Video Transcript
Factor the expression six 𝑝
squared plus three 𝑝 minus six 𝑝𝑞 completely.
Given the expression six 𝑝
squared plus three 𝑝 minus six 𝑝𝑞, we need to find the highest common
factor. The coefficients of all three
terms are divisible by three. We know that we could then
undistribute a three. For the first term, six 𝑝
squared would be equal to three times two 𝑝 squared. For the second term, if we
remove a factor of three, we’ll be left with 𝑝 because three times 𝑝 equals
three 𝑝. For the third term, we’ll have
three times negative two 𝑝𝑞 because three times negative two 𝑝𝑞 equals
negative six 𝑝𝑞.
However, we haven’t yet removed
the highest common factor. We know this because we see a
factor that still remains in all three terms. All three terms have at least
one factor of 𝑝. Now, we want to undistribute
this factor of 𝑝, that is, a factor of 𝑝 to the first power. To remove a factor of 𝑝 from
the first term, we’ll be left with two 𝑝. Now, the middle term is the
trickiest. To remove a factor of 𝑝, we
need to think 𝑝 to the first power times what equals 𝑝 to the first power.
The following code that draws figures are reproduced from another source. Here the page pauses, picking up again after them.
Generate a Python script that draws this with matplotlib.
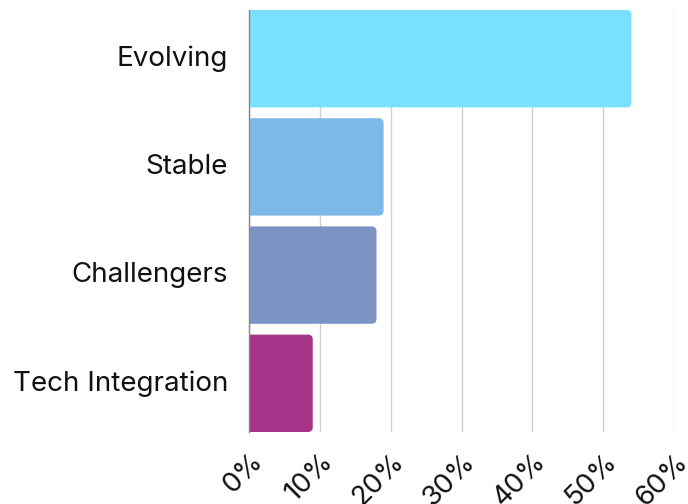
import matplotlib
matplotlib.use("Agg")
import matplotlib.pyplot as plt
from matplotlib.patches import FancyBboxPatch
from matplotlib.ticker import FuncFormatter
from matplotlib.transforms import ScaledTranslation

# segment shares (%)
segments = ["Evolving", "Stable", "Challengers", "Tech Integration"]
shares = [54, 19, 18, 9]
colors = ["#7AE0FF", "#7DB9E8", "#7B94C4", "#A63488"]

plt.rcParams['font.family'] = ['Inter', 'DejaVu Sans']

W, H = 688, 504
fig = plt.figure(figsize=(W / 100, H / 100), dpi=100)
ax = fig.add_axes([249 / W, 1 - 432 / H, (674 - 249) / W, (432 - 10) / H])

bar_h = 0.9
ax.set_xlim(0, 60)
ax.set_ylim(len(segments) - 1 + bar_h / 2, -bar_h / 2)

# rounded right corners: radius in pixels turned into data units
ax_w = (674 - 249)
ax_h = (432 - 10)
ux = 60 / ax_w                       # x units per px
uy = (len(segments) - 1 + bar_h) / ax_h  # y units per px
r_px = 5
for i, (v, c) in enumerate(zip(shares, colors)):
    r = r_px * ux
    p = FancyBboxPatch((-2 * r, i - bar_h / 2), v + 2 * r, bar_h,
                       boxstyle="round,pad=0,rounding_size=%f" % r,
                       mutation_aspect=uy / ux,
                       facecolor=c, edgecolor="none", zorder=3)
    ax.add_patch(p)

ax.set_yticks(range(len(segments)))
ax.set_yticklabels(segments, fontsize=20, color="#111111")
ax.tick_params(axis="y", length=0, pad=15)
up = ScaledTranslation(0, 3 / 100, fig.dpi_scale_trans)
for lab in ax.get_yticklabels():
    lab.set_transform(lab.get_transform() + up)

ax.set_xticks(range(0, 61, 10))
ax.xaxis.set_major_formatter(FuncFormatter(lambda x, _: "%d%%" % x))
ax.tick_params(axis="x", length=0, pad=12, labelsize=20, labelcolor="#111111")
shift = ScaledTranslation(19 / 100, 0, fig.dpi_scale_trans)
for lab in ax.get_xticklabels():
    lab.set_rotation(45)
    lab.set_ha("right")
    lab.set_transform(lab.get_transform() + shift)

ax.grid(axis="x", color="#d0d0d0", linewidth=1, zorder=0)
ax.set_axisbelow(True)
for s in ["top", "right", "bottom"]:
    ax.spines[s].set_visible(False)
ax.spines["left"].set_color("#888888")
ax.spines["left"].set_linewidth(1)
ax.spines["left"].set_zorder(4)

fig.savefig("out.png", dpi=100)
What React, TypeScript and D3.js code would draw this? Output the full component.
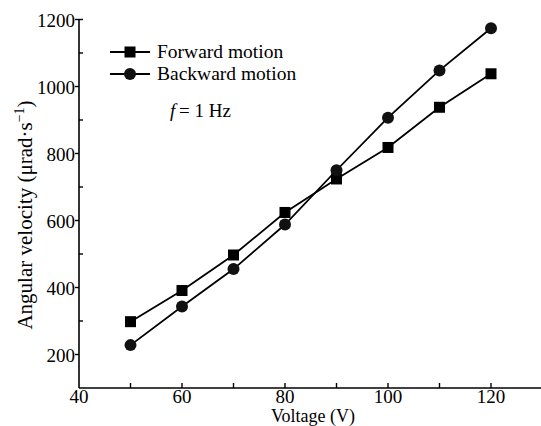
import React, { useEffect, useRef } from 'react';
import * as d3 from 'd3';

// voltages (V)
const voltages = [50, 60, 70, 80, 90, 100, 110, 120];
// angular velocity (µrad/s)
const forwardMotion = [298, 391, 497, 624, 724, 818, 938, 1038];
const backwardMotion = [228, 343, 455, 588, 750, 907, 1048, 1174];

const xTicks = [40, 60, 80, 100, 120];
const xMinorTicks = [50, 70, 90, 110];
const yTicks = [200, 400, 600, 800, 1000, 1200];
const yMinorTicks = [300, 500, 700, 900, 1100];

const seriesNames = ['Forward motion', 'Backward motion'];

export default function App() {
  const ref = useRef<SVGSVGElement>(null);

  useEffect(() => {
    const svg = d3.select(ref.current);
    svg.selectAll('*').remove();

    const font = '"Liberation Serif", "Times New Roman", serif';
    const x = d3.scaleLinear().domain([40, 130]).range([79, 542.5]);
    const y = d3.scaleLinear().domain([100, 1200]).range([388, 19.5]);

    const g = svg.append('g').attr('font-family', font).attr('fill', '#000');

    // axis lines (left and bottom only)
    g.append('line')
      .attr('x1', x(40)).attr('x2', x(130))
      .attr('y1', y(100)).attr('y2', y(100))
      .attr('stroke', '#000').attr('stroke-width', 1.6);
    g.append('line')
      .attr('x1', x(40)).attr('x2', x(40))
      .attr('y1', y(100)).attr('y2', y(1200))
      .attr('stroke', '#000').attr('stroke-width', 1.6);

    // x ticks point inward
    g.selectAll('.xt')
      .data([...xTicks.filter(d => d > 40), ...xMinorTicks])
      .join('line')
      .attr('x1', d => x(d)).attr('x2', d => x(d))
      .attr('y1', y(100)).attr('y2', y(100) - 5)
      .attr('stroke', '#000').attr('stroke-width', 1.4);
    g.selectAll('.xl')
      .data(xTicks)
      .join('text')
      .attr('x', d => x(d)).attr('y', 402.5)
      .attr('text-anchor', 'middle')
      .attr('font-size', 19)
      .text(d => d);

    // y major ticks outward, minor inward
    g.selectAll('.yt')
      .data(yTicks)
      .join('line')
      .attr('x1', x(40) - 4)
      .attr('x2', d => (d === 1200 ? x(40) + 4 : x(40)))
      .attr('y1', d => y(d)).attr('y2', d => y(d))
      .attr('stroke', '#000').attr('stroke-width', 1.4);
    g.selectAll('.ym')
      .data(yMinorTicks)
      .join('line')
      .attr('x1', x(40)).attr('x2', x(40) + 4)
      .attr('y1', d => y(d)).attr('y2', d => y(d))
      .attr('stroke', '#000').attr('stroke-width', 1.4);
    g.selectAll('.yl')
      .data(yTicks)
      .join('text')
      .attr('x', 75).attr('y', d => y(d) + 7)
      .attr('text-anchor', 'end')
      .attr('font-size', 19)
      .text(d => d);

    // axis titles
    g.append('text')
      .attr('x', 313).attr('y', 422)
      .attr('text-anchor', 'middle')
      .attr('font-size', 18)
      .text('Voltage (V)');
    const yl = g.append('text')
      .attr('transform', 'translate(32,215) rotate(-90)')
      .attr('text-anchor', 'middle')
      .attr('font-size', 21);
    yl.append('tspan').text('Angular velocity (\u03bcrad\u00b7s');
    yl.append('tspan').attr('dy', -8).attr('font-size', 14).text('\u22121');
    yl.append('tspan').attr('dy', 8).text(')');

    const line = d3.line<number>()
      .x((_, i) => x(voltages[i]))
      .y(d => y(d));

    const drawSquare = (sel: any, cx: number, cy: number) =>
      sel.append('rect')
        .attr('x', cx - 5.5).attr('y', cy - 5.5)
        .attr('width', 11).attr('height', 11)
        .attr('fill', '#000');
    const drawCircle = (sel: any, cx: number, cy: number) =>
      sel.append('circle')
        .attr('cx', cx).attr('cy', cy).attr('r', 6)
        .attr('fill', '#111');

    [forwardMotion, backwardMotion].forEach((vals, k) => {
      g.append('path')
        .datum(vals)
        .attr('d', line)
        .attr('fill', 'none')
        .attr('stroke', '#000')
        .attr('stroke-width', 1.8);
      vals.forEach((v, i) => {
        if (k === 0) drawSquare(g, x(voltages[i]), y(v));
        else drawCircle(g, x(voltages[i]), y(v));
      });
    });

    // legend
    seriesNames.forEach((name, k) => {
      const ly = 52 + k * 22;
      g.append('line')
        .attr('x1', 110).attr('x2', 150)
        .attr('y1', ly).attr('y2', ly)
        .attr('stroke', '#000').attr('stroke-width', 1.8);
      if (k === 0) drawSquare(g, 130, ly);
      else drawCircle(g, 130, ly);
      g.append('text')
        .attr('x', 157).attr('y', ly + 6)
        .attr('font-size', 19.5)
        .text(name);
    });

    const fl = g.append('text')
      .attr('x', 170).attr('y', 117)
      .attr('font-size', 19);
    fl.append('tspan').attr('font-style', 'italic').text('f');
    fl.append('tspan').text('\u2009= 1 Hz');
  }, []);

  return (
    <svg
      ref={ref}
      width={541}
      height={426}
      style={{ position: 'absolute', left: 0, top: 0, background: '#fff' }}
    />
  );
}
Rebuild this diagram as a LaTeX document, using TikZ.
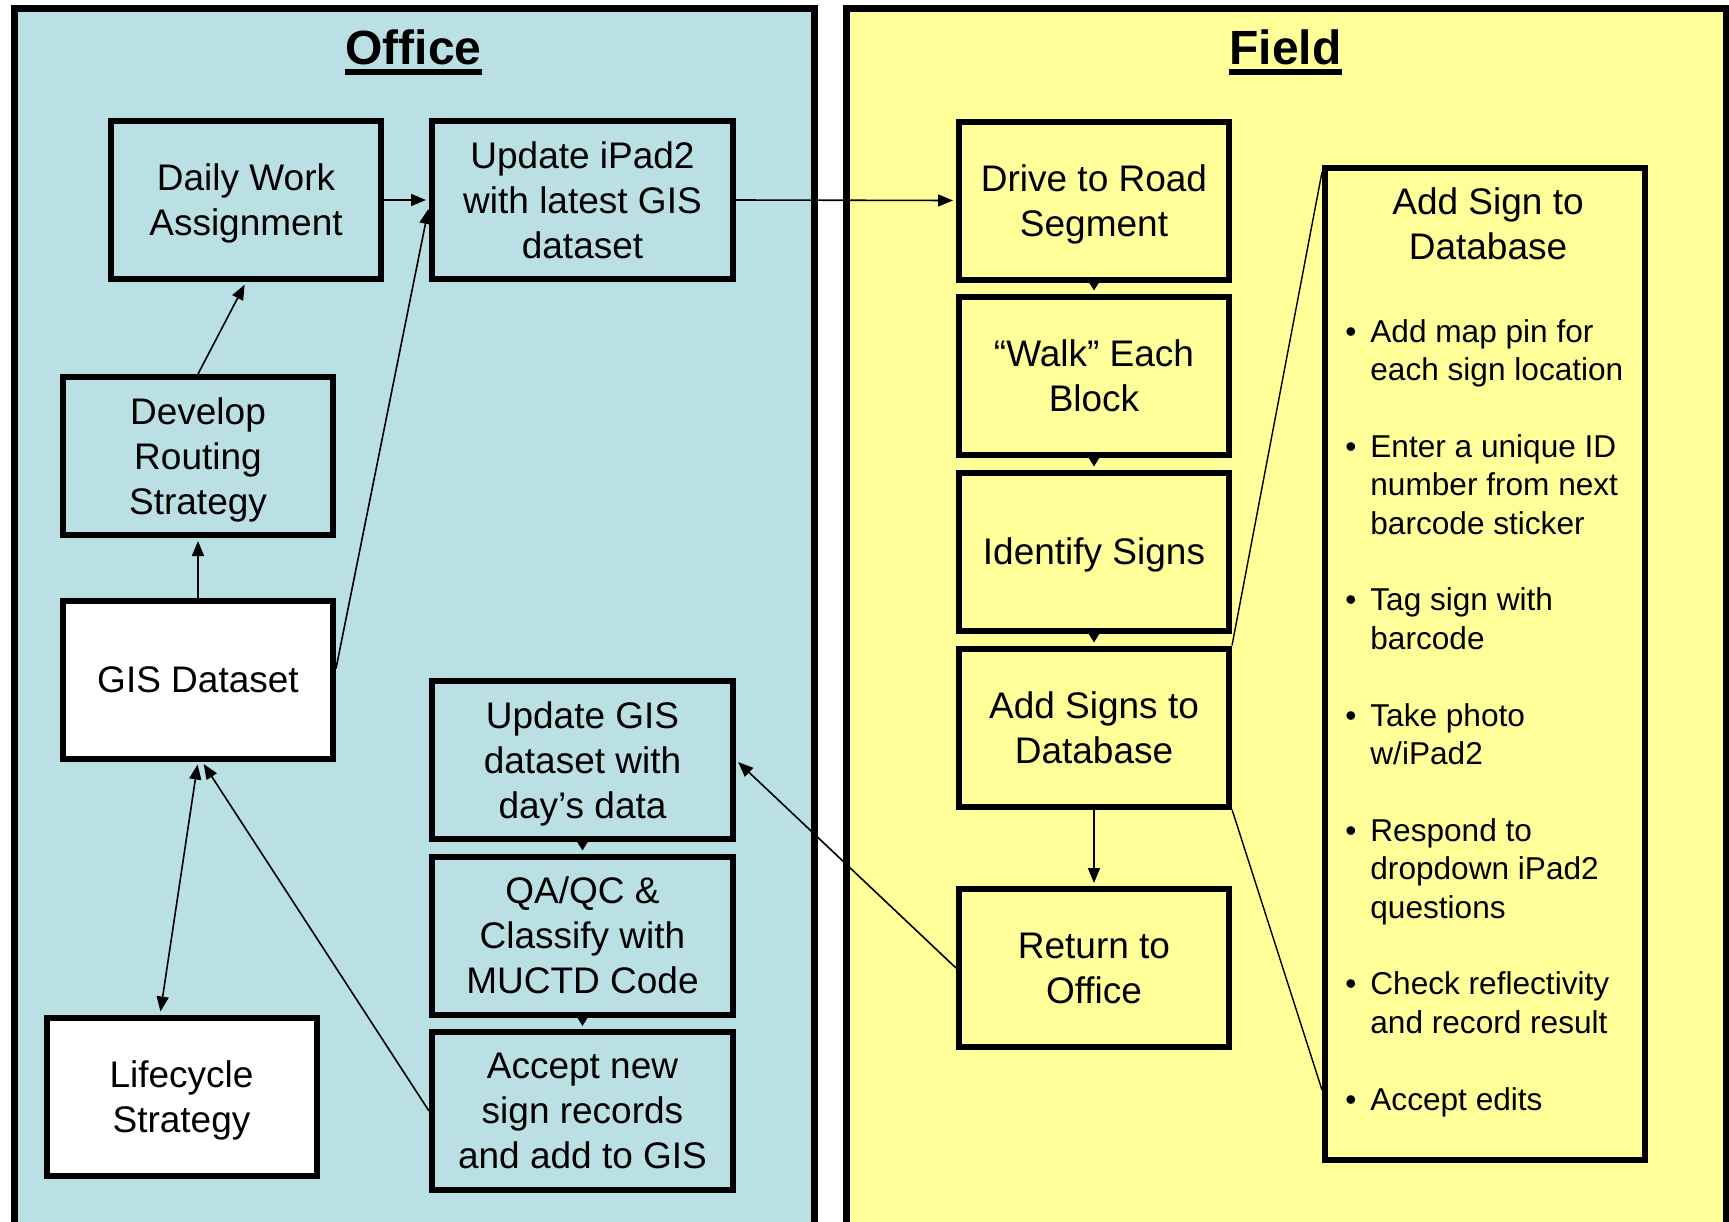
\documentclass[tikz,border=0pt]{standalone}
\usepackage{fontspec}
\setmainfont{Liberation Sans}
\usetikzlibrary{arrows.meta}
\definecolor{officeblue}{RGB}{187,224,227}
\definecolor{fieldyellow}{RGB}{255,255,153}
\newcommand{\boxfont}{\fontsize{18.5pt}{22.5pt}\selectfont}
\newcommand{\listfont}{\fontsize{15.8pt}{19.2pt}\selectfont}
\newcommand{\headfont}{\fontsize{24pt}{28pt}\selectfont\bfseries}
\tikzset{
        box/.style={align=center,inner sep=0pt,text depth=0pt,draw=black,line width=3pt,font=\boxfont,minimum width=135pt,minimum height=79pt},
        % Office steps
        box_office/.style={box, fill=officeblue},
        box_office_wide/.style={box_office, minimum width=150.5pt},
        % Datasets
        box_data/.style={box, fill=white},
        % Field steps
        box_field/.style={box, fill=fieldyellow},
        % Detail of adding a sign
        box_detail/.style={box, fill=fieldyellow, minimum width=159.75pt, minimum height=496pt},
        % Panels and headings
        panel_office/.style={fill=officeblue, draw=black, line width=3.5pt},
        panel_field/.style={fill=fieldyellow, draw=black, line width=3.5pt},
        heading/.style={font=\headfont, inner sep=0pt, anchor=base},
        detail_line/.style={font=\listfont, inner sep=0pt, anchor=base west},
        % Connectors
        link/.style={->, line width=0.8pt, shorten >=1.5pt},
        link_short/.style={-{Triangle[length=5pt,width=6pt]}, line width=0.8pt, shorten >=1.5pt},
        zoom_line/.style={line width=0.7pt}
}
\begin{document}
\begin{tikzpicture}[x=0.5pt, y=-0.5pt, >={Triangle[length=7.5pt,width=6pt]}]
\useasboundingbox (0,0) rectangle (1729,1221);
% Panels
\draw[panel_office] (14,8) rectangle (814,1240);
\draw[panel_field] (846,8) rectangle (1726,1240);
\node[heading] (office_title) at (413.5,64) {Office};
\node[heading] (field_title) at (1285.5,64) {Field};
\draw[line width=2.75pt] ([yshift=-4pt]office_title.base west) -- ([yshift=-4pt]office_title.base east);
\draw[line width=2.75pt] ([yshift=-4pt]field_title.base west) -- ([yshift=-4pt]field_title.base east);

% Office
\node[box_office] (daily) at (246,200) {Daily Work\\Assignment};
\node[box_office_wide] (ipad) at (582.5,200) {Update iPad2\\with latest GIS\\dataset};
\node[box_office] (routing) at (198,456) {Develop\\Routing\\Strategy};
\node[box_data] (gis) at (198,679.5) {GIS Dataset};
\node[box_data] (lifecycle) at (181.5,1096.5) {Lifecycle\\Strategy};
\node[box_office_wide] (update_gis) at (582.5,760) {Update GIS\\dataset with\\day’s data};
\node[box_office_wide] (qaqc) at (582.5,935.5) {QA/QC \&\\Classify with\\MUCTD Code};
\node[box_office_wide] (accept) at (582.5,1111) {Accept new\\sign records\\and add to GIS};

% Field
\node[box_field] (drive) at (1094,200.5) {Drive to Road\\Segment};
\node[box_field] (walk) at (1094,375.5) {“Walk” Each\\Block};
\node[box_field] (identify) at (1094,551.5) {Identify Signs};
\node[box_field] (add_signs) at (1094,727.5) {Add Signs to\\Database};
\node[box_field] (return) at (1094,968) {Return to\\Office};
\node[box_detail] (detail) at (1484.75,664) {};
\node[font=\boxfont, align=center, inner sep=0pt] (detail_title) at (1488,223.5) {Add Sign to\\Database};
\foreach \n/\txt in {0/Add map pin for, 1/each sign location,
        3/Enter a unique ID, 4/number from next, 5/barcode sticker,
        7/Tag sign with, 8/barcode,
        10/Take photo, 11/{w/iPad2},
        13/Respond to, 14/dropdown iPad2, 15/questions,
        17/Check reflectivity, 18/and record result,
        20/Accept edits}
    \node[detail_line] (line\n) at (1370,{342+38.4*\n}) {\txt};
\foreach \n in {0,3,7,10,13,17,20}
    \node[detail_line] (bullet\n) at (1345,{342+38.4*\n}) {\textbullet};

% Connectors
\draw[link] (daily.east) -- (ipad.west);
\draw[link] (ipad.east) -- (drive.west);
\draw[link] (routing.north) -- (daily.south);
\draw[link] (gis.north) -- (routing.south);
\draw[link] ([yshift=5.5pt]gis.east) -- ([yshift=-3pt]ipad.west);
\draw[<->, line width=0.8pt, shorten >=1.5pt, shorten <=1.5pt] (gis.south) -- ([xshift=-10.75pt]lifecycle.north);
\draw[link] (accept.west) -- ([xshift=2pt]gis.south);
\draw[link] (return.west) -- (update_gis.east);
\draw[link_short] (drive.south) -- (walk.north);
\draw[link_short] (walk.south) -- (identify.north);
\draw[link_short] (identify.south) -- (add_signs.north);
\draw[link] (add_signs.south) -- (return.north);
\draw[link_short] (update_gis.south) -- (qaqc.north);
\draw[link_short] (qaqc.south) -- (accept.north);
\draw[zoom_line] (add_signs.north east) -- ([yshift=-3.5pt]detail.north west);
\draw[zoom_line] (add_signs.south east) -- ([yshift=36.5pt]detail.south west);
\end{tikzpicture}
\end{document}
And that would be one. 𝑝 divided by 𝑝 equals
one.
And finally, to remove a factor
of 𝑝 from negative two 𝑝𝑞, we would be left with negative two 𝑞, which means
we have three 𝑝 times two 𝑝 plus one minus two 𝑞 as our factorized
expression. If we wanted to check and see
if this was true, we would redistribute the three 𝑝 across all three terms. Three 𝑝 times two 𝑝 equals
six 𝑝 squared. Three 𝑝 times one equals three
𝑝. And three 𝑝 times negative two
𝑞 equals negative six 𝑝𝑞. This is the expression we
started with, and so we found the factored form. Three 𝑝 times two 𝑝 plus one
minus two 𝑞.